:: Your task ::
Read the lines that follow and pick out every one containing the word "this".

***** Supplied records

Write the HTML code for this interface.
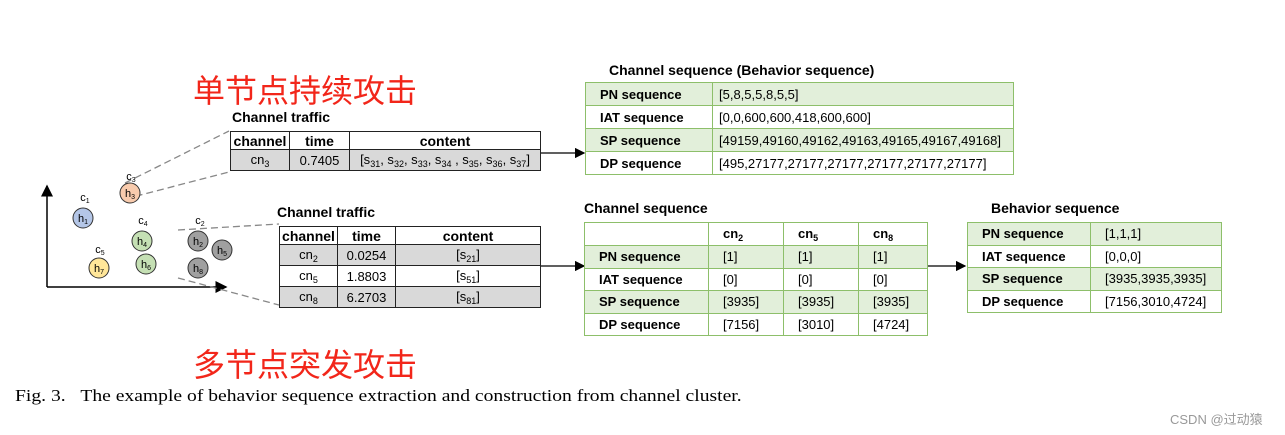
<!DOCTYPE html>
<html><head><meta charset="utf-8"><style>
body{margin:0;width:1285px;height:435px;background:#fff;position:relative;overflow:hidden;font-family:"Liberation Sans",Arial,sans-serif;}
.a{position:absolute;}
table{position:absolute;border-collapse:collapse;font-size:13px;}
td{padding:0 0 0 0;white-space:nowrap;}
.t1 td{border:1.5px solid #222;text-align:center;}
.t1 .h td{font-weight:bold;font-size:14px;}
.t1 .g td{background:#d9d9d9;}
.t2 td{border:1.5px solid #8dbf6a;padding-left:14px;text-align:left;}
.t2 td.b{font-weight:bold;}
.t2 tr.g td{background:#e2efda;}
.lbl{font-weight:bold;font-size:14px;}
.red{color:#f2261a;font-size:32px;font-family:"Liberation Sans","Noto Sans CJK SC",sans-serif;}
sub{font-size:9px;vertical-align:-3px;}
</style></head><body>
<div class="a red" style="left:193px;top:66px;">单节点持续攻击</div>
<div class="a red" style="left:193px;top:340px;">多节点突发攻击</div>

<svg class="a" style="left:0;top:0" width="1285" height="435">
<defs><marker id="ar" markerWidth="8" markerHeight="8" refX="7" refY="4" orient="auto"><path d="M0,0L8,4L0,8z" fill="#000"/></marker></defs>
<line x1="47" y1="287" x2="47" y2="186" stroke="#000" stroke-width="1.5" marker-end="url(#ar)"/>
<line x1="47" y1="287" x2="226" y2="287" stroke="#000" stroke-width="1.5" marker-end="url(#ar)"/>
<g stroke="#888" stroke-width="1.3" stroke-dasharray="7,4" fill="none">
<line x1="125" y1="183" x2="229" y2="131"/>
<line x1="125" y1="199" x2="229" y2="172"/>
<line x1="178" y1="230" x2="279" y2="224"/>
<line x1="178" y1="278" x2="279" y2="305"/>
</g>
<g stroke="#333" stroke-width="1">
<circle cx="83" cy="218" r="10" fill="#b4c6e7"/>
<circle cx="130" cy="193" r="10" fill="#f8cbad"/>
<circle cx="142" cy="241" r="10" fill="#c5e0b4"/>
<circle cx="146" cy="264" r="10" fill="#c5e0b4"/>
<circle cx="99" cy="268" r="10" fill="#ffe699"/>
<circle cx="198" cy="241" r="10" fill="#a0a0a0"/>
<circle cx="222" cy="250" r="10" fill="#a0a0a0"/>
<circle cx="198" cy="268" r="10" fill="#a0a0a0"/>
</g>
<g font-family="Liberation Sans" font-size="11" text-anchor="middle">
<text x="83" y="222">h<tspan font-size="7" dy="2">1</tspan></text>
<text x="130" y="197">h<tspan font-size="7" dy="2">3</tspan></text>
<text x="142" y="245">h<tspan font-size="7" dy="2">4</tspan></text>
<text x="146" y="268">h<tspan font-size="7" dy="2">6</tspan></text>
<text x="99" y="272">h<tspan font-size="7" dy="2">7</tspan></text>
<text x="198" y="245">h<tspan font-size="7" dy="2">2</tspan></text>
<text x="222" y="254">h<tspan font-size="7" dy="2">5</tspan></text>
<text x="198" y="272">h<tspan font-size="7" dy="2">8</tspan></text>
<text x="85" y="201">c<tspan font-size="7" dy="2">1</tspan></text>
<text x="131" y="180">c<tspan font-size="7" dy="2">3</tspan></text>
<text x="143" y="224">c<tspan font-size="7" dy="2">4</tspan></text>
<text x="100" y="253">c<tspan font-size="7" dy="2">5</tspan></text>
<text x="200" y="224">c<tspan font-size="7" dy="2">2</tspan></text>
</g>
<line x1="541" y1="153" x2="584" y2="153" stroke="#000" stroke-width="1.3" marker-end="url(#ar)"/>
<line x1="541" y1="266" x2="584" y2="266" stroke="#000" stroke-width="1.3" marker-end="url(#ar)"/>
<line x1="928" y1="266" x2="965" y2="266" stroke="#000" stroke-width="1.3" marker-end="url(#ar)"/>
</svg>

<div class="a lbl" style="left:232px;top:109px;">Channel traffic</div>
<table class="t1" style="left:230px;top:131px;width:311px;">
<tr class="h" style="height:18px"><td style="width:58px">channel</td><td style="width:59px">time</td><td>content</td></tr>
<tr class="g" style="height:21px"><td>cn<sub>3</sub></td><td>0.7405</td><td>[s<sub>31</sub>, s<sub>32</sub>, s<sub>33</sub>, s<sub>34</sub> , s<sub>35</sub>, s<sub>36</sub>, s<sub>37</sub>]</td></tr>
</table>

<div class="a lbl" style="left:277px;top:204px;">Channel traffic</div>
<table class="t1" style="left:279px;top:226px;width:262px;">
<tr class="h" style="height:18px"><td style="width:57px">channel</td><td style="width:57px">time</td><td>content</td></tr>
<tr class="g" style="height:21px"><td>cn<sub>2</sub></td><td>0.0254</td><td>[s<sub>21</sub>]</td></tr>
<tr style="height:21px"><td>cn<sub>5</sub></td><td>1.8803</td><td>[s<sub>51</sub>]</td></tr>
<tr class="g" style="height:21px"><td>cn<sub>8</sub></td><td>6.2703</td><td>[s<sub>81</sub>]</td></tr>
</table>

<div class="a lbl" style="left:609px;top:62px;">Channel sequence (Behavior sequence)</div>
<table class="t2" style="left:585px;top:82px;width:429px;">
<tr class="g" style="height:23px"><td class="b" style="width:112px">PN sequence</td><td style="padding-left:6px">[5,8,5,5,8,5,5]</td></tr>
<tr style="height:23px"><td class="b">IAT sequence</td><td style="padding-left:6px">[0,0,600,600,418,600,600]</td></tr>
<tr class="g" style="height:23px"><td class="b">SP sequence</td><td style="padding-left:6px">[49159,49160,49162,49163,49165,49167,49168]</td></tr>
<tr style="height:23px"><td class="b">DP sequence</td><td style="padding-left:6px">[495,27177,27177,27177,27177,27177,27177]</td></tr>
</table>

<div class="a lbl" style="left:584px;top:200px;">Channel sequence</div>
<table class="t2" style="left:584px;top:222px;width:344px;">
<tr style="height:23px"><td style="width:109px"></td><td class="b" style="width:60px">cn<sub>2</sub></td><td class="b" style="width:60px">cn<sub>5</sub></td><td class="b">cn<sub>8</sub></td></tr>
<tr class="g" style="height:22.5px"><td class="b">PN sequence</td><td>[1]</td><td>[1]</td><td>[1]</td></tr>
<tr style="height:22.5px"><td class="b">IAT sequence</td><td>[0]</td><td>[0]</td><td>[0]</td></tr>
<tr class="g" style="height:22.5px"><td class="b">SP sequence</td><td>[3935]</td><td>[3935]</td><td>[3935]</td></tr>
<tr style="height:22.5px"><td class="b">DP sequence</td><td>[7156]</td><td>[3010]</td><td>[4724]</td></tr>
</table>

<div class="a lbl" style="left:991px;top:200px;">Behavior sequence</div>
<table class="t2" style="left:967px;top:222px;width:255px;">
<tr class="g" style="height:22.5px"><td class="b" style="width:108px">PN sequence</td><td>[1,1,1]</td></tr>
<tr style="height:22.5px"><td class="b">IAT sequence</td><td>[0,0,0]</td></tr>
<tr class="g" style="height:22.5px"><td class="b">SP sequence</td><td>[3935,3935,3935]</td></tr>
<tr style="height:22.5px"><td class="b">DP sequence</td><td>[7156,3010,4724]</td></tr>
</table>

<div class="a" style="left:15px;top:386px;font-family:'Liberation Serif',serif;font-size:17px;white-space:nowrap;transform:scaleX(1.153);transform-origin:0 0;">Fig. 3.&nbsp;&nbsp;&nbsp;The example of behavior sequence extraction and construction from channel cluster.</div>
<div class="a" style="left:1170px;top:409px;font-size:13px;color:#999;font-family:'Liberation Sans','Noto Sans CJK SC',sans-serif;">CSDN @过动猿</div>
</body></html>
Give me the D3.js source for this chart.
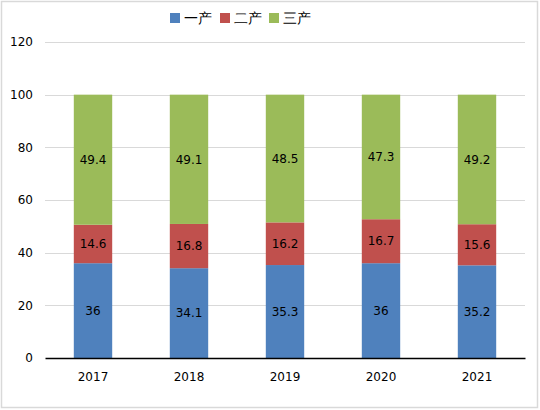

**********

:: Exercise solution ::
Write the HTML code for this interface.
Give me the D3.js source for this chart.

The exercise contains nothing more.